Empirical Scaling Law for Free Shear Layer Growth

Free shear layers exhibit large-scale coherent structures driven by Kelvin-Helmholtz instabilities that amplify downstream of the separation edge. Despite extensive research on both single- and two-stream configurations, a unified scaling law for their growth remains elusive. Previous studies offer conflicting arguments, while some indicate that shear layer (SL) growth rates depend on upstream boundary layer (BL) conditions but fail to establish a clear relationship, others assert the influence of downstream conditions. This point towards a complex interplay of turbulent flow scales possibly involving dominant forcing frequencies within the inner-region of the BL, small-scale turbulence within the shear layer core, and dynamics at the turbulent--non-turbulent interface of SL. While multiple mechanisms likely contribute to the observed variability, a combination of bulk flow parameters may serve as a practical surrogate to capture and explain growth behavior.

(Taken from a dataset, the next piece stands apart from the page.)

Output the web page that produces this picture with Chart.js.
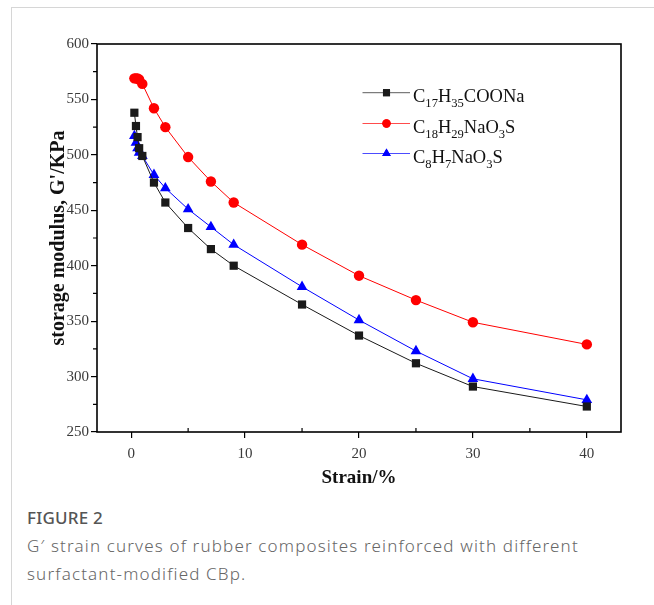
<!DOCTYPE html>
<html>
<head>
<meta charset="utf-8">
<script src="https://cdn.jsdelivr.net/npm/chart.js@4.4.1/dist/chart.umd.min.js"></script>
<style>
  html, body { margin: 0; padding: 0; background: #fff; }
  body { width: 654px; height: 605px; position: relative; overflow: hidden; }
  #frame { position: absolute; left: 11px; top: 7px; width: 700px; height: 700px;
           border-left: 1.5px solid #d6d6d6; border-top: 1.5px solid #d6d6d6; }
  #wrap { position: absolute; left: 0; top: 0; width: 654px; height: 500px; }
  #cap { position: absolute; left: 27px; top: 503px; width: 600px;
         font-family: "Noto Sans", "Open Sans", sans-serif; }
  #cap .t { font-size: 17px; color: #555; font-weight: 500; line-height: 29px; letter-spacing: 0.2px; }
  #cap .d { font-size: 17px; color: #666; font-weight: 300; line-height: 28px; letter-spacing: 1.15px; }
</style>
</head>
<body>
<div id="frame"></div>
<div id="wrap"><canvas id="c"></canvas></div>
<div id="cap">
  <div class="t">FIGURE 2</div>
  <div class="d">G′ strain curves of rubber composites reinforced with different<br>surfactant-modified CBp.</div>
</div>
<script>
// ---- data ----
const strain = [0.28, 0.42, 0.56, 0.7, 0.98, 2, 3, 5, 7, 9, 15, 20, 25, 30, 40];
const seriesNames = ["C_{17}H_{35}COONa", "C_{18}H_{29}NaO_{3}S", "C_{8}H_{7}NaO_{3}S"];
const g_C17H35COONa = [538, 526, 516, 506, 499, 475, 457, 434, 415, 400, 365, 337, 312, 291, 273];
const g_C18H29NaO3S = [569, 569, 569, 568, 564, 542, 525, 498, 476, 457, 419, 391, 369, 349, 329];
const g_C8H7NaO3S   = [517, 511, 506, 502, 499, 482, 470, 451, 435, 419, 381, 351, 323, 298, 279];
const xTicks = [0, 10, 20, 30, 40];
const xMinorTicks = [5, 15, 25, 35];
const yTicks = [250, 300, 350, 400, 450, 500, 550, 600];
const yMinorTicks = [275, 325, 375, 425, 475, 525, 575];
const xTitle = "Strain/%";
const yTitle = "storage modulus, G'/KPa";

const serif = '"Liberation Serif", "Times New Roman", serif';
const styles = [
  { color: '#1a1a1a', point: 'rect', r: 5.8, lr: 5 },
  { color: '#ff0000', point: 'circle', r: 5.2, lr: 4.2 },
  { color: '#0000ff', point: 'triangle', r: 6.2, lr: 5 }
];
const values = [g_C17H35COONa, g_C18H29NaO3S, g_C8H7NaO3S];

const datasets = values.map((vals, i) => ({
  label: seriesNames[i].replace(/[_{}]/g, ''),
  data: strain.map((x, k) => ({ x: x, y: vals[k] })),
  borderColor: styles[i].color,
  backgroundColor: styles[i].color,
  borderWidth: 1,
  pointStyle: styles[i].point,
  pointRadius: styles[i].r,
  pointHoverRadius: styles[i].r,
  pointBorderWidth: 0,
  tension: 0
}));

function drawRich(ctx, text, x, y, size) {
  const parts = [];
  const re = /_\{([^}]*)\}|([^_]+)/g;
  let m;
  while ((m = re.exec(text)) !== null) {
    if (m[1] !== undefined) parts.push({ t: m[1], sub: true });
    else parts.push({ t: m[2], sub: false });
  }
  let cx = x;
  ctx.textBaseline = 'alphabetic';
  ctx.textAlign = 'left';
  for (const p of parts) {
    const fs = p.sub ? size * 0.68 : size;
    ctx.font = fs + 'px ' + serif;
    ctx.fillText(p.t, cx, p.sub ? y + size * 0.3 : y);
    cx += ctx.measureText(p.t).width;
  }
}

const decor = {
  id: 'decor',
  afterDatasetsDraw(chart) {
    const { ctx, chartArea: a, scales: { x, y } } = chart;
    ctx.save();
    ctx.strokeStyle = '#000';
    ctx.lineWidth = 1.6;
    ctx.strokeRect(a.left, a.top, a.right - a.left, a.bottom - a.top);
    ctx.lineWidth = 1.2;
    ctx.beginPath();
    xMinorTicks.forEach(v => {
      const px = x.getPixelForValue(v);
      ctx.moveTo(px, a.bottom); ctx.lineTo(px, a.bottom - 4);
    });
    yMinorTicks.forEach(v => {
      const py = y.getPixelForValue(v);
      ctx.moveTo(a.left, py); ctx.lineTo(a.left - 4, py);
    });
    ctx.stroke();
    const rows = [92.7, 123.5, 153.5];
    const x0 = 362.5, x1 = 410, xm = 386.5, xt = 413;
    chart.data.datasets.forEach((ds, i) => {
      const ry = rows[i];
      ctx.strokeStyle = styles[i].color;
      ctx.globalAlpha = 0.7;
      ctx.lineWidth = 1;
      ctx.beginPath(); ctx.moveTo(x0, ry); ctx.lineTo(x1, ry); ctx.stroke();
      ctx.globalAlpha = 1;
      ctx.fillStyle = styles[i].color;
      Chart.helpers.drawPoint(ctx, { pointStyle: styles[i].point, radius: styles[i].lr, borderWidth: 0, rotation: 0 }, xm, ry);
      ctx.fill();
      ctx.fillStyle = '#111';
      drawRich(ctx, seriesNames[i], xt, ry + 9, 18.5);
    });
    ctx.restore();
  }
};

new Chart(document.getElementById('c'), {
  type: 'line',
  data: { datasets },
  options: {
    responsive: true,
    maintainAspectRatio: false,
    animation: false,
    events: [],
    layout: { padding: { left: 47, right: 33, top: 44, bottom: 11 } },
    plugins: { legend: { display: false }, tooltip: { enabled: false } },
    scales: {
      x: {
        type: 'linear',
        min: -3, max: 43,
        afterBuildTicks: s => { s.ticks = xTicks.map(v => ({ value: v })); },
        afterFit: s => { s.height = 57; },
        grid: { drawOnChartArea: false, tickLength: 6, color: '#000', lineWidth: 1.2 },
        border: { display: false },
        ticks: { padding: 7, color: '#3a3a3a', font: { family: serif, size: 15 }, maxRotation: 0 },
        title: { display: true, text: xTitle, color: '#111', padding: 0,
                 font: { family: serif, size: 19, weight: 'bold' } }
      },
      y: {
        type: 'linear',
        min: 250, max: 600,
        afterBuildTicks: s => { s.ticks = yTicks.map(v => ({ value: v })); },
        afterFit: s => { s.width = 50; },
        grid: { drawOnChartArea: false, tickLength: 6, color: '#000', lineWidth: 1.2 },
        border: { display: false },
        ticks: { padding: 2, color: '#3a3a3a', font: { family: serif, size: 15 } },
        title: { display: true, text: yTitle, color: '#111', padding: 0,
                 font: { family: serif, size: 20, weight: 'bold' } }
      }
    }
  },
  plugins: [decor]
});
</script>
</body>
</html>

In this study, we propose an empirical scaling law for the growth of free shear layers using 2D-PIV measurements within single-stream SLs over a range of Reynolds numbers. Time-averaged velocity fields and relevant flow parameters from both the SL and upstream BL are analyzed to identify and correlate key parameters governing SL development. The resulting scaling law is validated against both single- and two-stream SL datasets from the literature, showing strong agreement. Additionally, we demonstrate that this scaling framework extends to higher-order quantities, such as total turbulent kinetic energy (TKE), underlining the influence of upstream BL properties on SL growth. The findings offer a practical approach to predict SL growth and turbulence characteristics, relevant to numerous engineering systems involving free-shear and mixing flows.